High points on this album are everywhere. My two personal favorite moments after repeatedly listening to the transition of “Miguel’s Happy Dance,” into “How Sway,” and the very end of the title track “It Is What It Is.”  

However, there are so many great moments, from Childish Gambino’s guest verse on the full version of “Black Squalls,” to Zach Fox’s best feature to date.  Though the best feature on the album is Lil B. Somehow this tag team duo just lends itself to being one of the weirdest yet most seamless features ever.  

Production-wise, Flying Lotus and Thundercat are one of the best duos in the game.  The crisp and clean sound helps make every crazy bass riff sound even better and crazier.  You can feel the energy that permeates throughout the album and these songs are much bigger than the sum of its parts. 

For example, the keys and sparse guitar that are played throughout only help to complement the monstrous lead bass playing.  Speaking of lead bass playing, Thundercat’s strongest ability on this album is to weave in and out of the spotlight at will.

There are many moments where you get bombarded with pure virtuoso talent but there are equal times when he takes a step back and just lets you enjoy the song. This skill right here is the fine line that separates savant talent and skill on an instrument and being a good artist.  Thundercat is able to tip toe this fine line to such an ability that it should be considered an entire new skill in its own right.
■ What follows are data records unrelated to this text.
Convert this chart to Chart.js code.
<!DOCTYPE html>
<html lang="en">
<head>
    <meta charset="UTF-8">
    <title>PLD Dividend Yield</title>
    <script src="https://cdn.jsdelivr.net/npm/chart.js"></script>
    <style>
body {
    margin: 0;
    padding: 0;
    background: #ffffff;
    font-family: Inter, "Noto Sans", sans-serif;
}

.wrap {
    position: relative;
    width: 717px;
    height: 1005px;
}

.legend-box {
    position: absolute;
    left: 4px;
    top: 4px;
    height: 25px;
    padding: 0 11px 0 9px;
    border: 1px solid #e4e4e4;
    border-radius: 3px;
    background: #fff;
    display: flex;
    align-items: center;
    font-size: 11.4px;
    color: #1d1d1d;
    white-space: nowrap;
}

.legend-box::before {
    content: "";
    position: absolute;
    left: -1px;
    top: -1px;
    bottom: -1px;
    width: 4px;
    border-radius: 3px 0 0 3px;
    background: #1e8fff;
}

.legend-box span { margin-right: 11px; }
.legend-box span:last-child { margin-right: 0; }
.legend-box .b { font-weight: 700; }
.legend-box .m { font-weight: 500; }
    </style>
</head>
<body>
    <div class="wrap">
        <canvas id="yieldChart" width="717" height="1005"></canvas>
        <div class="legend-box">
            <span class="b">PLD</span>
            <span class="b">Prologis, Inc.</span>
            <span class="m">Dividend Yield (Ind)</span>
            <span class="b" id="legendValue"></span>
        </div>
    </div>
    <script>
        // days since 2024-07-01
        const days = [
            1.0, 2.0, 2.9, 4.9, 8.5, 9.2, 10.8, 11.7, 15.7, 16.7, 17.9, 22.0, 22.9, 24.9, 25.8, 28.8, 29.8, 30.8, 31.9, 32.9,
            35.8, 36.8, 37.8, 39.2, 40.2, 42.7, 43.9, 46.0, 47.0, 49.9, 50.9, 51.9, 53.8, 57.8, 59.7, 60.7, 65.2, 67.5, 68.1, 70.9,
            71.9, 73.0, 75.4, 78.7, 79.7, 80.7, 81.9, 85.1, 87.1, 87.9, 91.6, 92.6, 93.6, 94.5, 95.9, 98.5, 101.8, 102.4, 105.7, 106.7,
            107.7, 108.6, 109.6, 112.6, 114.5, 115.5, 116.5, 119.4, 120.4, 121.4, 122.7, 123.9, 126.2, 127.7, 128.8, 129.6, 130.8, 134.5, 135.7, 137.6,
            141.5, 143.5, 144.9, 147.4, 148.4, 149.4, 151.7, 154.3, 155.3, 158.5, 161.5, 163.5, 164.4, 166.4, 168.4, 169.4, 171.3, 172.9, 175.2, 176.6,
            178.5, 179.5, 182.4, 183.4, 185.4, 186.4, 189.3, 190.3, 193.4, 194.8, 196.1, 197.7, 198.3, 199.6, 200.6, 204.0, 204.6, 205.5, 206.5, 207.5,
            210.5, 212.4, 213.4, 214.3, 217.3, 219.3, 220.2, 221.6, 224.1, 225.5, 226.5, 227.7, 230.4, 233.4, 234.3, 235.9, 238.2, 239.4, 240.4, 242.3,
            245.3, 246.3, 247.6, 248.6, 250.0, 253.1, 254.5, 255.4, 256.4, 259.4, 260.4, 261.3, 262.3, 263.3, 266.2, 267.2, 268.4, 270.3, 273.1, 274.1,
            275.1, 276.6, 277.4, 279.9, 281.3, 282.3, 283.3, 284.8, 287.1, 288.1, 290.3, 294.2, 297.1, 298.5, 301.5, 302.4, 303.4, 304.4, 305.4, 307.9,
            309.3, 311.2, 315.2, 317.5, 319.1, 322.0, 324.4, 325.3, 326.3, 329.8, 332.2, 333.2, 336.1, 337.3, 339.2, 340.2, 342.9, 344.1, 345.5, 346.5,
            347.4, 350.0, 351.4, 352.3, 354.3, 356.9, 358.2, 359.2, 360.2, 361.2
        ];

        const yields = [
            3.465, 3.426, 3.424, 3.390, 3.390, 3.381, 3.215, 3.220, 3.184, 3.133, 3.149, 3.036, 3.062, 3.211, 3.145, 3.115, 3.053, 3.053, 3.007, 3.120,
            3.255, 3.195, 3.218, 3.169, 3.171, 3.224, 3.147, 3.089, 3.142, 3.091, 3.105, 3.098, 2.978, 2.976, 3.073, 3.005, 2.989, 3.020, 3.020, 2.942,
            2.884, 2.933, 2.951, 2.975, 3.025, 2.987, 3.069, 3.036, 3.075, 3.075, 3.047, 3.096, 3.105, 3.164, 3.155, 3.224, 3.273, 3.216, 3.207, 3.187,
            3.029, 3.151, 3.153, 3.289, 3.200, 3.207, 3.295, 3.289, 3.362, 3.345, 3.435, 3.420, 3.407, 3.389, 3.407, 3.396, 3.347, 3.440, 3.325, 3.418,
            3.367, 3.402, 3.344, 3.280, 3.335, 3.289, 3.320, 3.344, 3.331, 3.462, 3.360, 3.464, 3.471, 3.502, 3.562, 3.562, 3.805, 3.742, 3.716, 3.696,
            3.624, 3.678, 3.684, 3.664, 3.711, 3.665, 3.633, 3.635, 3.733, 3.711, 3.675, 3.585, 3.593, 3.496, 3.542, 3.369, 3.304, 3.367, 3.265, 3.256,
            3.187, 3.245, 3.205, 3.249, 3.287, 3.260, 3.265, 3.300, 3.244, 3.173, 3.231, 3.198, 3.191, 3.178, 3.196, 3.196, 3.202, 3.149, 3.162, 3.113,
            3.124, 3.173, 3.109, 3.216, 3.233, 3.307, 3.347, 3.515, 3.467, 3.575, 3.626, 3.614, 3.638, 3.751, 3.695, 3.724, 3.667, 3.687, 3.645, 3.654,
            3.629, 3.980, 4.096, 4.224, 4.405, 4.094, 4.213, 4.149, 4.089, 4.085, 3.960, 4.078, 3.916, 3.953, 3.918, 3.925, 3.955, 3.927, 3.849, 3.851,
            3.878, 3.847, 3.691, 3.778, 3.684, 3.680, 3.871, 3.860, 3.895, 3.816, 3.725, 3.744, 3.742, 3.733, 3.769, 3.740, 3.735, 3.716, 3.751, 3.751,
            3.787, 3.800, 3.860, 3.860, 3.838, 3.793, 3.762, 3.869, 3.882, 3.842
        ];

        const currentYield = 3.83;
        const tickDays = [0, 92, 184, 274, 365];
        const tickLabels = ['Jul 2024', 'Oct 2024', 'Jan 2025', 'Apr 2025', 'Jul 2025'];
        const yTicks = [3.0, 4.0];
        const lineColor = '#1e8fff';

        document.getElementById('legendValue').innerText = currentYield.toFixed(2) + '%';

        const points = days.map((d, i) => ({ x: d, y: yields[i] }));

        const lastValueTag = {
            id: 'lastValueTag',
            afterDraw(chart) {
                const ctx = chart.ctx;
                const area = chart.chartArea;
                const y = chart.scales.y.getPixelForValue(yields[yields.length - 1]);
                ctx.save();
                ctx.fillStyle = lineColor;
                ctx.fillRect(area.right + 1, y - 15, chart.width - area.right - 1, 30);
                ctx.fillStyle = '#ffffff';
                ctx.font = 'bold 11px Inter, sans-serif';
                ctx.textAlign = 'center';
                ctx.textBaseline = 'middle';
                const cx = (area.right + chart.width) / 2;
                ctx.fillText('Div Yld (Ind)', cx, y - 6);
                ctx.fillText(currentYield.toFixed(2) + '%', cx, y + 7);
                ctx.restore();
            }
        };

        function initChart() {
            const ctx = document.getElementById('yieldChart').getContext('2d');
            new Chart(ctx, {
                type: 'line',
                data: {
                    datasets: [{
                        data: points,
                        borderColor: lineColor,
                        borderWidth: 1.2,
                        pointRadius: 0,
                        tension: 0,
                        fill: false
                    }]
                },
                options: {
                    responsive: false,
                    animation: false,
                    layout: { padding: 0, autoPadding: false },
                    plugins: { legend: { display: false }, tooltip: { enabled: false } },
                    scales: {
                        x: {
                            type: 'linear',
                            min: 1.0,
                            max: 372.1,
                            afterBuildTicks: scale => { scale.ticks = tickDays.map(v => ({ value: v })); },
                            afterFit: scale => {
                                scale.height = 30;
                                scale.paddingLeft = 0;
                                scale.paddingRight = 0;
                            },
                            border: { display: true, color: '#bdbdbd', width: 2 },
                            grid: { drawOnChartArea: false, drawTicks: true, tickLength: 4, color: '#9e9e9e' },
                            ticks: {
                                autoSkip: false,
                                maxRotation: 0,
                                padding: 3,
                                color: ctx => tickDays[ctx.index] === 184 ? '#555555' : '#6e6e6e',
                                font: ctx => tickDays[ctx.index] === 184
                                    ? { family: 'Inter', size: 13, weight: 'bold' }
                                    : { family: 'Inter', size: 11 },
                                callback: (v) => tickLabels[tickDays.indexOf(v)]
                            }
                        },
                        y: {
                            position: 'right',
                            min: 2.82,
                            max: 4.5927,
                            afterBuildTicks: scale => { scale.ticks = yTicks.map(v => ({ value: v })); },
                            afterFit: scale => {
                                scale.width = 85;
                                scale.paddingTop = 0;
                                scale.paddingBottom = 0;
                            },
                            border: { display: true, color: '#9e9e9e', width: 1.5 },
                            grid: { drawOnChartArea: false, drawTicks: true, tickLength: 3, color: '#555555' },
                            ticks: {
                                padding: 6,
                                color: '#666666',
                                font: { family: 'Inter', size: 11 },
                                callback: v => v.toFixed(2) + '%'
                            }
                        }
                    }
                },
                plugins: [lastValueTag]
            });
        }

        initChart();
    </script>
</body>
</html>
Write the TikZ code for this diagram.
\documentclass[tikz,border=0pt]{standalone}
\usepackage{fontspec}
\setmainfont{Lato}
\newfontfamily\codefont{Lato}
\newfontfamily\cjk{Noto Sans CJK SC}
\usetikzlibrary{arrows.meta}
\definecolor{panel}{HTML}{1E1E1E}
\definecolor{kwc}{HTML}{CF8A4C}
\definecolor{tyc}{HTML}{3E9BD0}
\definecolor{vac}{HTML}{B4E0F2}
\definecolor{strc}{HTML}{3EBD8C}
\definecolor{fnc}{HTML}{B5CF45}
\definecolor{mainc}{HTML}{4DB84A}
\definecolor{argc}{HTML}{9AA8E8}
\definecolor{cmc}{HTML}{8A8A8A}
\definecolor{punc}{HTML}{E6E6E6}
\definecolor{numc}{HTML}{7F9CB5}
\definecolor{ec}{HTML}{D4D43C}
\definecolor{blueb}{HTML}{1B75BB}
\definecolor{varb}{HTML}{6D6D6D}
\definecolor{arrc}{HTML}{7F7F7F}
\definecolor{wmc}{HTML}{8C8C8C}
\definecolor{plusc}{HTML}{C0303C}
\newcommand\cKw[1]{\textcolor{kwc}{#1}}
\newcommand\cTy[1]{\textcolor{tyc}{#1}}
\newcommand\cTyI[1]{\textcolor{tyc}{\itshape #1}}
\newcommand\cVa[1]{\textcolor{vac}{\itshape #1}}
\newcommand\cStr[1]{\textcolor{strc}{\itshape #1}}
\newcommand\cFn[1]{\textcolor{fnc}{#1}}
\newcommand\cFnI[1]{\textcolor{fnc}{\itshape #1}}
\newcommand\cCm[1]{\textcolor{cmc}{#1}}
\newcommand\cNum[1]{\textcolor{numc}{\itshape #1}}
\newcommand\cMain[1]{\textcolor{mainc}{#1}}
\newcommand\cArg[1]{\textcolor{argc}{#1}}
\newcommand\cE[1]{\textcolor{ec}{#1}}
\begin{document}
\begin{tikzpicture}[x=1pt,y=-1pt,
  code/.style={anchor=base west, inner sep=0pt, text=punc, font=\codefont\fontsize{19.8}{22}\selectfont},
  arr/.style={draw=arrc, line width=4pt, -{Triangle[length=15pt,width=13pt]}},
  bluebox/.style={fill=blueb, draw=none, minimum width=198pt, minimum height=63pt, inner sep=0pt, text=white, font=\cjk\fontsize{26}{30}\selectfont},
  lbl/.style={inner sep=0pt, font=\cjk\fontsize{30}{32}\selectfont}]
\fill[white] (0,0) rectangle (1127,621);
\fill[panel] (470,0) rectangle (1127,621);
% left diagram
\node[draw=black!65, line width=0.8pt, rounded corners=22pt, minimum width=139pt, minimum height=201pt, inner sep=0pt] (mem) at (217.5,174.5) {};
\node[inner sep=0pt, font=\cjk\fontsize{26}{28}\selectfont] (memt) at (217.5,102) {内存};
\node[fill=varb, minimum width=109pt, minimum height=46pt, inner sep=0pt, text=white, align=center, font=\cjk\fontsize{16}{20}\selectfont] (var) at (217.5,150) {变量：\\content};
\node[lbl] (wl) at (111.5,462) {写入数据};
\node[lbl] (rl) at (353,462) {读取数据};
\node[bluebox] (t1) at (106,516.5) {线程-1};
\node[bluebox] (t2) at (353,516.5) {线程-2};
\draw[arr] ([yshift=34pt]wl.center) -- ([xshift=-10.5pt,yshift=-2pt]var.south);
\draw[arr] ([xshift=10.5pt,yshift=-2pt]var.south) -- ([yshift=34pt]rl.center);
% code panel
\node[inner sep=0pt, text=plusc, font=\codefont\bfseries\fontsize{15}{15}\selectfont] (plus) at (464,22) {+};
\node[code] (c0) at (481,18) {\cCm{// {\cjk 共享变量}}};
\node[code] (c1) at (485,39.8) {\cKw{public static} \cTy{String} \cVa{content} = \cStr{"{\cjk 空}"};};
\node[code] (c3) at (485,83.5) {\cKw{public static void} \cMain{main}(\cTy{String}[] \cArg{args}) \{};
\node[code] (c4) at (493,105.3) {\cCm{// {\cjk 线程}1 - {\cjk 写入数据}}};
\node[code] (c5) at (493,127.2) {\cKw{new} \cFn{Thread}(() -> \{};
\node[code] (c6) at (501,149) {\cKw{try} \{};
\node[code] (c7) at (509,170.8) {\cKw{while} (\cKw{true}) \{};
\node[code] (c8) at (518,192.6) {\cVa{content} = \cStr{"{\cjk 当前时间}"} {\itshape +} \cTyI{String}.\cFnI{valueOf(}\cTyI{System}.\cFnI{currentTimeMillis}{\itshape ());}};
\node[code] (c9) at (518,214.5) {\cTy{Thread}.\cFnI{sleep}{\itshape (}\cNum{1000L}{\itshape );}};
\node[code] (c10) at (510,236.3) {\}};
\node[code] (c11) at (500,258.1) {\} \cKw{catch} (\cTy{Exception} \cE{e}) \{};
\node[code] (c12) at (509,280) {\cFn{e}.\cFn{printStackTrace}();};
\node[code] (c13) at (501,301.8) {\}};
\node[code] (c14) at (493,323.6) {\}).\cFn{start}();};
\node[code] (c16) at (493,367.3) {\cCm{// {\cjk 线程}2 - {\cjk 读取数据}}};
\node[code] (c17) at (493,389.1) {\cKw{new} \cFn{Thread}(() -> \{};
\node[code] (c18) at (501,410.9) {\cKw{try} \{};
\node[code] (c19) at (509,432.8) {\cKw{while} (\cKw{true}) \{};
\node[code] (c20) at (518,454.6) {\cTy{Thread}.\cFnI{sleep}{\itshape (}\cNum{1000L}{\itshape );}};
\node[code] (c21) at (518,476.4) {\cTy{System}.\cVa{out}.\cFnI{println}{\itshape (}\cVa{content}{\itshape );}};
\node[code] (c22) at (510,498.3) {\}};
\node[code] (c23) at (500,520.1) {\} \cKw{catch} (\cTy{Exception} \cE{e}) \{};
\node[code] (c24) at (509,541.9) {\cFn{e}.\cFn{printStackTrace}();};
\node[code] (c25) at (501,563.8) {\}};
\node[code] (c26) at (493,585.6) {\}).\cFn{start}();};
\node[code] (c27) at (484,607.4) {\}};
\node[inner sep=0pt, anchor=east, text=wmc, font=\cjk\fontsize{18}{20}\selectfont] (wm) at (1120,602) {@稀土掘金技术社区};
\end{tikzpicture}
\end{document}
Now if  one wants to get someone into listening to this album I would say “Dragonball Durag,” is the best song on the album and the most accessible song to new fans.  It has got such a unique flair to it that you can not help but understand that it is an amazing song.

However, while there are many other great songs, there are also many little one minute to two minute songs here that just add so much life to the album.  Without these little bangers like “How Sway,” or “How I Feel,” the entire flow would just be off.  These little details just keep everything so fresh and so clean. At first glance one could say that these are interludes yet if anything they are full outright songs in their own right.  My only issue is that they are so short. Just like this album.

On the course of this 37-minute emotional rollercoaster of an album, you can clearly tell that Thundercat is still doing his best to live on in the face of his close friend Mac Miller’s death.  It’s been around a year and half since then and Thundercat will never be the same. Death sucks and is sad, but that is not stopping him from going on and doing his classic Thundercat shenanigans.  He’s going out and having fun and hitting on ladies with his dragonball durag, but at the end of it all you can still feel that nothing will ever be the same. 

The title track “It Is What it Is,” feels like one of those nights where you just sit in bed and reminisce about everything and once the song ends those last few seconds of silence just make you want to just go to the very beginning and re-listen to the album all over again. I hope all is well with Thundercat because he has released what I believe to be his best album and already one of the best albums of the year.